[Material provided start]

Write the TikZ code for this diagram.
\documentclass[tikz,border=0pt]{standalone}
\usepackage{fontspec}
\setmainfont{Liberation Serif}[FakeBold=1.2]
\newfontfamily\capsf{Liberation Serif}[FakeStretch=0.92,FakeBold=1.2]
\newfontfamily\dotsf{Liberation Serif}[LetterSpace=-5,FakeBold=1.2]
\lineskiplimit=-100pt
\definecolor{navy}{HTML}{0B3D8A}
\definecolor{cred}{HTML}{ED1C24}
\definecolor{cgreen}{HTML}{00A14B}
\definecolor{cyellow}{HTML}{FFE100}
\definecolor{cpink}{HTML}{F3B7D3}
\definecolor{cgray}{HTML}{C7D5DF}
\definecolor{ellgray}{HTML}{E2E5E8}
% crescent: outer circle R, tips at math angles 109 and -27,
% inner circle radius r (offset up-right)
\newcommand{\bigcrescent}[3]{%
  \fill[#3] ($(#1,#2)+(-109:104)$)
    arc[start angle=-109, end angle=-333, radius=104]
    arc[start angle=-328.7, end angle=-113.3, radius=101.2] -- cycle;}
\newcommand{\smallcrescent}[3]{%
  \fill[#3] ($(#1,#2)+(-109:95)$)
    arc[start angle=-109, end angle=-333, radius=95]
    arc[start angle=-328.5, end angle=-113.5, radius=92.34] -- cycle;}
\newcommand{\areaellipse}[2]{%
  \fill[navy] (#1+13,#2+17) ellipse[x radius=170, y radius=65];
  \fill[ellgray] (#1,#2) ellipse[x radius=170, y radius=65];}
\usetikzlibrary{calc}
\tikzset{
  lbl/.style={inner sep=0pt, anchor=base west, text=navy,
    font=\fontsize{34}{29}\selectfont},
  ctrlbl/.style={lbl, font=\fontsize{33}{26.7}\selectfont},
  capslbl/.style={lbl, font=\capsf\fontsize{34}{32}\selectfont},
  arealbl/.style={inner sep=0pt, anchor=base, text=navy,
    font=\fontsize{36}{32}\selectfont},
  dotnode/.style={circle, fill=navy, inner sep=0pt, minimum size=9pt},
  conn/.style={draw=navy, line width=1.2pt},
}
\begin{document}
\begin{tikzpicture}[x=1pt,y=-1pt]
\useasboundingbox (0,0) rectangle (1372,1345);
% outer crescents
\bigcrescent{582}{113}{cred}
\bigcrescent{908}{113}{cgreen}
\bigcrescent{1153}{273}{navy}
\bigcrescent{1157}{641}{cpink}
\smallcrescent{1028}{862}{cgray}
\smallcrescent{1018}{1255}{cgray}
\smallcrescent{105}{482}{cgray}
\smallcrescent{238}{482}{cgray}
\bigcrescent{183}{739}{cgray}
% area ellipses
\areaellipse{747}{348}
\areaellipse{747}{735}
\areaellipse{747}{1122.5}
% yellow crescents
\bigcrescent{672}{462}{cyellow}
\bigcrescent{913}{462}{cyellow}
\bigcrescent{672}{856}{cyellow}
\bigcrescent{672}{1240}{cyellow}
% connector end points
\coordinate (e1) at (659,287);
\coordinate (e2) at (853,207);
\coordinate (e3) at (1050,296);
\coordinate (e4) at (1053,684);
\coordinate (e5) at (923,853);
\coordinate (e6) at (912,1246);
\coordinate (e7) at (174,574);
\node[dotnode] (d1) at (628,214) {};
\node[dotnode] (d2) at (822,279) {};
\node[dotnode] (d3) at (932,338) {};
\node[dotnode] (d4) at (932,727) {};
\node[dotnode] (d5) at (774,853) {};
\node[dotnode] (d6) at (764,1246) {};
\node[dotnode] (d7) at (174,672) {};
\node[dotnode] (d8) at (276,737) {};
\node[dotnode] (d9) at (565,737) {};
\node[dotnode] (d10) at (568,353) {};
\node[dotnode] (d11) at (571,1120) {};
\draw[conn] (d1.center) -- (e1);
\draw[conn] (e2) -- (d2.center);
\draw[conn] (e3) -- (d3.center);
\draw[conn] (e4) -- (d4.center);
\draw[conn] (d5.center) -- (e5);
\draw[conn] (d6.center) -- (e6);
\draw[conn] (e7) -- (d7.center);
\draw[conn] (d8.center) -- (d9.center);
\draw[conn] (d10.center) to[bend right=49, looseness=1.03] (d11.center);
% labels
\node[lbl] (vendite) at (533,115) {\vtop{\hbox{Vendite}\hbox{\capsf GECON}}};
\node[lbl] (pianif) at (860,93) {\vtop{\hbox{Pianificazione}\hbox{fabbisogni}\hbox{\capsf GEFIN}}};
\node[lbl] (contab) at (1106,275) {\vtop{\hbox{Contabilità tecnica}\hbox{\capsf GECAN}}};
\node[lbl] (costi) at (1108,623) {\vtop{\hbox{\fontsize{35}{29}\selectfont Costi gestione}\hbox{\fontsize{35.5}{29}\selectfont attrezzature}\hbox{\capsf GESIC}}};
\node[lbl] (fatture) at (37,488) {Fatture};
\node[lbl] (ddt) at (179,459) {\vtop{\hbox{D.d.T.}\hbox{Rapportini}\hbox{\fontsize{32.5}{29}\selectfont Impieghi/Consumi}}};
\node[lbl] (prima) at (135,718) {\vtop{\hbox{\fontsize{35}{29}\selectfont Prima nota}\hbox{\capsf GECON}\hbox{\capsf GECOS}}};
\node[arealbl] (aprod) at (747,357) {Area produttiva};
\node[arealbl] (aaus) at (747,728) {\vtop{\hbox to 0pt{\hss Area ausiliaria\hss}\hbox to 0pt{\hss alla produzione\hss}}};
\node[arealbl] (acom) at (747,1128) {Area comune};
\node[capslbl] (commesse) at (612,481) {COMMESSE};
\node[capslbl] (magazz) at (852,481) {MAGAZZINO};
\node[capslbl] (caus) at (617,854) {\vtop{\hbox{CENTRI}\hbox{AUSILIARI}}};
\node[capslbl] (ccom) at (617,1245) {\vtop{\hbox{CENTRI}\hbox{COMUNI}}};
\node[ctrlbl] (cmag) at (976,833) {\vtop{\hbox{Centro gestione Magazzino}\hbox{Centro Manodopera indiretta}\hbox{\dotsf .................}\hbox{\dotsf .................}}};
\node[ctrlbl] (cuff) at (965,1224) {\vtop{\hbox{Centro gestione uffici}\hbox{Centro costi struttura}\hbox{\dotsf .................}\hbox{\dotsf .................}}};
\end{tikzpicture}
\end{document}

[Material provided end]
[Material provided start]

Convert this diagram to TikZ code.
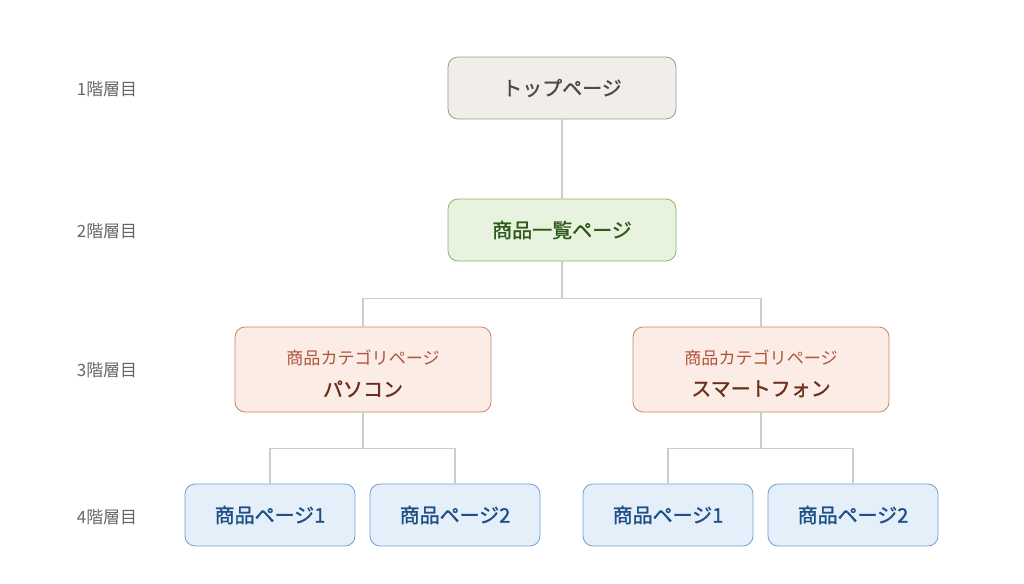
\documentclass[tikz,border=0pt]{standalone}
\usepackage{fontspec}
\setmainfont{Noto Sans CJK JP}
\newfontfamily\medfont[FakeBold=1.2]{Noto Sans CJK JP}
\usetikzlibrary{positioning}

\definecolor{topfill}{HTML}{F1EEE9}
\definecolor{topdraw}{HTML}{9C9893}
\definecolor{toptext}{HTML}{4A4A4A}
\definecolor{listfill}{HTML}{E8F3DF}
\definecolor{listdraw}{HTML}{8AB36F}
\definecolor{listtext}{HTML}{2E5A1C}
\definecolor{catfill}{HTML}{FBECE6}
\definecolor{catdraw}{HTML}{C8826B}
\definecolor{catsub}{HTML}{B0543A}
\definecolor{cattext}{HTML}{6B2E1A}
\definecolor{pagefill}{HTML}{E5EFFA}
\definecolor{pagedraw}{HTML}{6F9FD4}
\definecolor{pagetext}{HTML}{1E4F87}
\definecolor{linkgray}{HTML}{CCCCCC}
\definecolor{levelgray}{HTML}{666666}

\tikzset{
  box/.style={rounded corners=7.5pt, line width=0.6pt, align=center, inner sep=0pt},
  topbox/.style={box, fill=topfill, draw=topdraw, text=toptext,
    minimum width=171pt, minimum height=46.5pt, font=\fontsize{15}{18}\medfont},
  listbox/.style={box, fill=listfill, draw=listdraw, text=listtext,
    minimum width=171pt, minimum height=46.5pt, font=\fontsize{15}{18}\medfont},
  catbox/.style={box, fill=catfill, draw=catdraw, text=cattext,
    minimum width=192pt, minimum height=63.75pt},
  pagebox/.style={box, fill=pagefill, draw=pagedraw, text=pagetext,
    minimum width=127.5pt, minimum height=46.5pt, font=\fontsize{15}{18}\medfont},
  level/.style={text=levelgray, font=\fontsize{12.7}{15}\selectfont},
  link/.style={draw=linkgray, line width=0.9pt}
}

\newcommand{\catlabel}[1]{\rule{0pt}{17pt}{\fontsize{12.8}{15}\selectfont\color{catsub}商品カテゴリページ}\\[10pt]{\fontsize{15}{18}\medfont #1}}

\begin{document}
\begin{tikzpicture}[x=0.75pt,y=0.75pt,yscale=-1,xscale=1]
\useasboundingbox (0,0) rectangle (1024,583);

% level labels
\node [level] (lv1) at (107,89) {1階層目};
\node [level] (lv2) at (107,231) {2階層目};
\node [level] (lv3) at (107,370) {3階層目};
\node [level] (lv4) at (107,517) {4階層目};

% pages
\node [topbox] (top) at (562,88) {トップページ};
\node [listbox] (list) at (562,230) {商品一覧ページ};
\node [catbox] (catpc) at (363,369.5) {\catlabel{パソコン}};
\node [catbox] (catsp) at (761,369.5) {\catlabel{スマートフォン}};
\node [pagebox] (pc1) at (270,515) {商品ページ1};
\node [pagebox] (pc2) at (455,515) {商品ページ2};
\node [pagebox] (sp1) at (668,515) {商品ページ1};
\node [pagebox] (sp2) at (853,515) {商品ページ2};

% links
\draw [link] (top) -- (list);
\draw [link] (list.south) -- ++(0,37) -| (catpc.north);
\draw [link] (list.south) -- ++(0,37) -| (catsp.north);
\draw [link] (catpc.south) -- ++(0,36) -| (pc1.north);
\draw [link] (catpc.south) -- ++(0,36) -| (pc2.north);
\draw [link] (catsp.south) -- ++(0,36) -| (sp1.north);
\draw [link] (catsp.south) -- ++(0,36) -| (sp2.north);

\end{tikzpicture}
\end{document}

[Material provided end]

Which lines hold the word "this"? Show each one.

## Output:
Write the TikZ code for this diagram.
Convert this diagram to TikZ code.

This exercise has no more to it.